Dishonest sales reporting aside, how does the Rogue Sport succeed on the merits? Just fine, actually. Interior quality is solid, even if the aesthetics aren’t incredible. And the black trim is a magnet for fingerprints, although it’s nothing that a microfiber cloth couldn’t solve with a quick wipe. The little crossover looks good too, which is saying something for this segment, because a lot of the designs look awkward.

This isn’t a terribly thrilling picture, but you’re going to want to scroll back to it after you read about the next vehicle.

The rising popularity of crossovers means we’re seeing newly created segments gain traction. Is there a limit to how many crossovers an automaker can sell in one particular segment? We’re about to find out. Case in point: the Nissan Kicks. I guess someone at Nissan really liked that song by Foster The People? It’s a weird name.

The Kicks is basically a sub-subcompact crossover. Does that mean it’s smaller than a Rogue Sport? Not really. It’s about three inches shorter than a Rogue Sport, an inch and a half thinner, and the wheelbase is exactly one inch shorter than its bigger brother. Historically, such similarly sized dimensions generally meant that an automaker would look at the specs and decide there was only room for one of these products in their lineup. But Nissan clearly has a strategy here.

And what is that strategy exactly? The Kicks starts about $3,000 below the Rogue Sport. It also doesn’t have an available all wheel drive system. Cheaper price. Less features. And of course parts sharing, as evidenced by this steering wheel, which is the same one in the Rogue Sport.

The Kicks also differentiates itself by virtue of its cheap interior. Really cheap. This picture is focused on the shifter because when I attempted to play around with it, the entire section surrounding it moved as well. It really felt like it was about to fall apart or crumble into pieces. It’s an impressively brittle interior. I suspect Nissan realized they needed a crossover to sell to subprime borrowers who wouldn’t be caught dead in a Sentra or Altima, so they created a substantially downmarket model to appeal to them.
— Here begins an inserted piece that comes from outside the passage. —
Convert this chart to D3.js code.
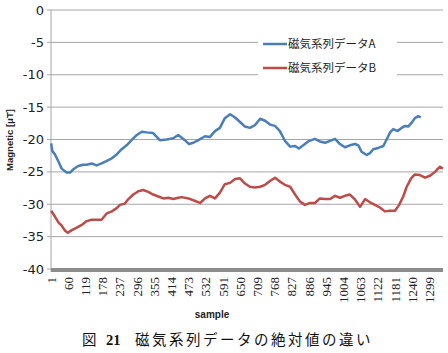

In addition to the Kicks, Nissan also builds vehicles for more affluent folk. Here is a Pathfinder in its uh, natural habitat? No, that would be the JCPenney parking lot.

Is this Titan in its natural habitat? No. That would be the Dick’s Sporting Goods parking lot.

Ok, that’s more like it. I can picture an Armada owner towing a boat like that. Of course I can also picture it sitting near the local little league field as well.

I will conclude part one with this blurry picture of the cargo area of a Pathfinder. I thought it was pretty cool that Nissan also makes rubber mats for the seat backs. My friend, who accompanied me on the trip, owns a current generation Pathfinder and really liked the idea of rubber mats for the seat backs because he once transported some heavy bulk items when the seats were folded down, which resulted in them getting permanently scratched. Makes sense, which might be more than we can say about the Kicks in a couple of years.